▶ [Short task] Can you copy out the data exactly? Leave the images out.

==== Data excerpts

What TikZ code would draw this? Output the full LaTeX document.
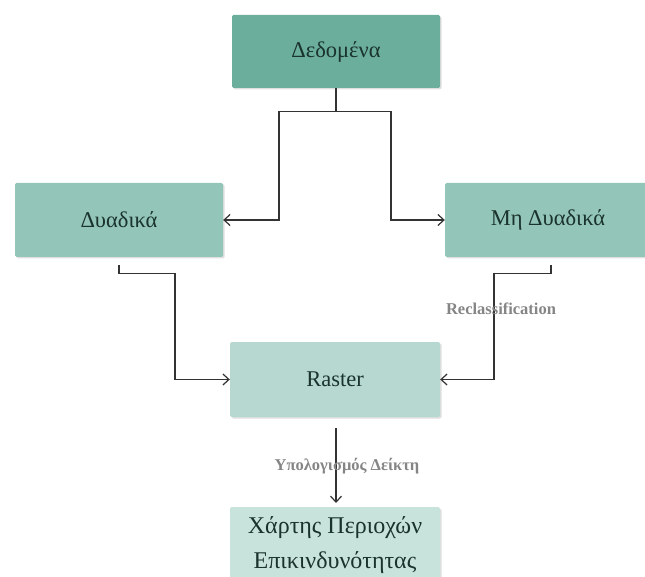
\documentclass[tikz,border=0pt]{standalone}
\usepackage{fontspec}
\setmainfont{Liberation Serif}
\usetikzlibrary{arrows.meta,shadows}

\definecolor{tealdark}{HTML}{6CAE9C}
\definecolor{tealmid}{HTML}{93C5B8}
\definecolor{teallight}{HTML}{B6D8D0}
\definecolor{tealpale}{HTML}{C8E2DC}
\definecolor{boxtext}{HTML}{1A332C}
\definecolor{lblgray}{HTML}{858585}

\tikzset{
    box/.style={rectangle, rounded corners=1.5pt, text=boxtext,
        font=\fontsize{22.5}{27}\selectfont, inner sep=0pt,
        drop shadow={opacity=0.25, shadow xshift=1.5pt, shadow yshift=-1.5pt}},
    conn/.style={draw=black!80, line width=1.2pt, -{Straight Barb[length=6pt,width=11pt]}},
    lbl/.style={text=lblgray, font=\bfseries\fontsize{16.5}{19}\selectfont}
}

\begin{document}
\begin{tikzpicture}[x=1pt, y=-1pt]
    \useasboundingbox (0,0) rectangle (645,577);

    \node[box, fill=tealdark, minimum width=208pt, minimum height=73pt]
        (data) at (336,51.5) {Δεδομένα};
    \node[box, fill=tealmid, minimum width=208pt, minimum height=74pt]
        (bin) at (119,220) {Δυαδικά};
    \node[box, fill=tealmid, minimum width=206pt, minimum height=74pt]
        (nonbin) at (548,220) {Μη Δυαδικά};
    \node[box, fill=teallight, minimum width=210pt, minimum height=75pt]
        (raster) at (335,379.5) {Raster};
    \node[box, fill=tealpale, minimum width=210pt, anchor=north, inner ysep=9pt,
        font=\fontsize{24}{35}\selectfont, align=center]
        (map) at (335,507) {Χάρτης Περιοχών\\Επικινδυνότητας};

    \coordinate (jl) at (279,220);
    \coordinate (jr) at (391,220);

    \draw[conn]
        (data.south) -- ++(0,23) -| (jl) -- (bin.east);
    \draw[conn]
        (data.south) -- ++(0,23) -| (jr) -- (nonbin.west);
    \draw[conn]
        ([yshift=-8pt]bin.south) -- ++(0,8) -- ++(56,0) |- (raster.west);
    \draw[conn]
        ([xshift=3pt,yshift=-8pt]nonbin.south) -- ++(0,8) -- ++(-57,0) |- (raster.east);
    \draw[conn]
        ([xshift=1pt,yshift=-11pt]raster.south) -- ([xshift=1pt,yshift=4pt]map.north);

    \node[lbl] (reclass) at (501,309) {Reclassification};
    \node[lbl] (index) at (347,466) {Υπολογισμός Δείκτη};
\end{tikzpicture}
\end{document}
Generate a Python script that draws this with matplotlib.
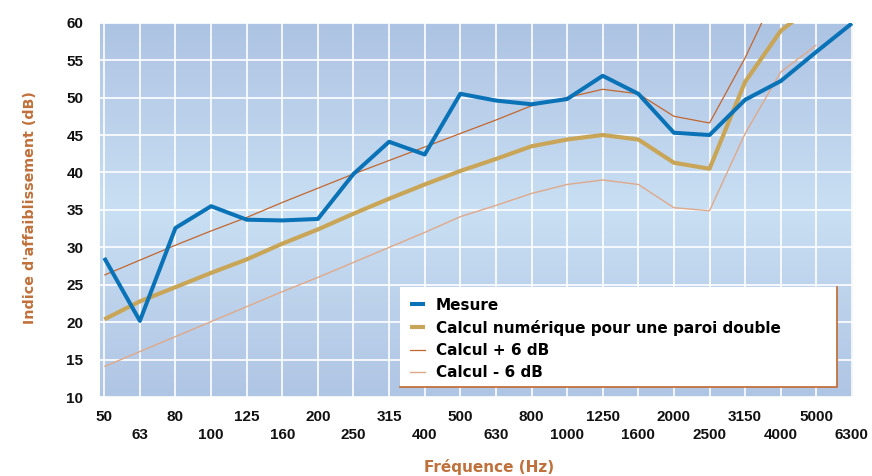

========

▶ [Response below]
What TikZ code would draw this? Output the full LaTeX document.
\documentclass[tikz,border=0pt]{standalone}
\usepackage{fontspec}
\setmainfont{Liberation Serif}
\usetikzlibrary{arrows.meta,shadows}

\definecolor{tealdark}{HTML}{6CAE9C}
\definecolor{tealmid}{HTML}{93C5B8}
\definecolor{teallight}{HTML}{B6D8D0}
\definecolor{tealpale}{HTML}{C8E2DC}
\definecolor{boxtext}{HTML}{1A332C}
\definecolor{lblgray}{HTML}{858585}

\tikzset{
    box/.style={rectangle, rounded corners=1.5pt, text=boxtext,
        font=\fontsize{22.5}{27}\selectfont, inner sep=0pt,
        drop shadow={opacity=0.25, shadow xshift=1.5pt, shadow yshift=-1.5pt}},
    conn/.style={draw=black!80, line width=1.2pt, -{Straight Barb[length=6pt,width=11pt]}},
    lbl/.style={text=lblgray, font=\bfseries\fontsize{16.5}{19}\selectfont}
}

\begin{document}
\begin{tikzpicture}[x=1pt, y=-1pt]
    \useasboundingbox (0,0) rectangle (645,577);

    \node[box, fill=tealdark, minimum width=208pt, minimum height=73pt]
        (data) at (336,51.5) {Δεδομένα};
    \node[box, fill=tealmid, minimum width=208pt, minimum height=74pt]
        (bin) at (119,220) {Δυαδικά};
    \node[box, fill=tealmid, minimum width=206pt, minimum height=74pt]
        (nonbin) at (548,220) {Μη Δυαδικά};
    \node[box, fill=teallight, minimum width=210pt, minimum height=75pt]
        (raster) at (335,379.5) {Raster};
    \node[box, fill=tealpale, minimum width=210pt, anchor=north, inner ysep=9pt,
        font=\fontsize{24}{35}\selectfont, align=center]
        (map) at (335,507) {Χάρτης Περιοχών\\Επικινδυνότητας};

    \coordinate (jl) at (279,220);
    \coordinate (jr) at (391,220);

    \draw[conn]
        (data.south) -- ++(0,23) -| (jl) -- (bin.east);
    \draw[conn]
        (data.south) -- ++(0,23) -| (jr) -- (nonbin.west);
    \draw[conn]
        ([yshift=-8pt]bin.south) -- ++(0,8) -- ++(56,0) |- (raster.west);
    \draw[conn]
        ([xshift=3pt,yshift=-8pt]nonbin.south) -- ++(0,8) -- ++(-57,0) |- (raster.east);
    \draw[conn]
        ([xshift=1pt,yshift=-11pt]raster.south) -- ([xshift=1pt,yshift=4pt]map.north);

    \node[lbl] (reclass) at (501,309) {Reclassification};
    \node[lbl] (index) at (347,466) {Υπολογισμός Δείκτη};
\end{tikzpicture}
\end{document}
Generate a Python script that draws this with matplotlib.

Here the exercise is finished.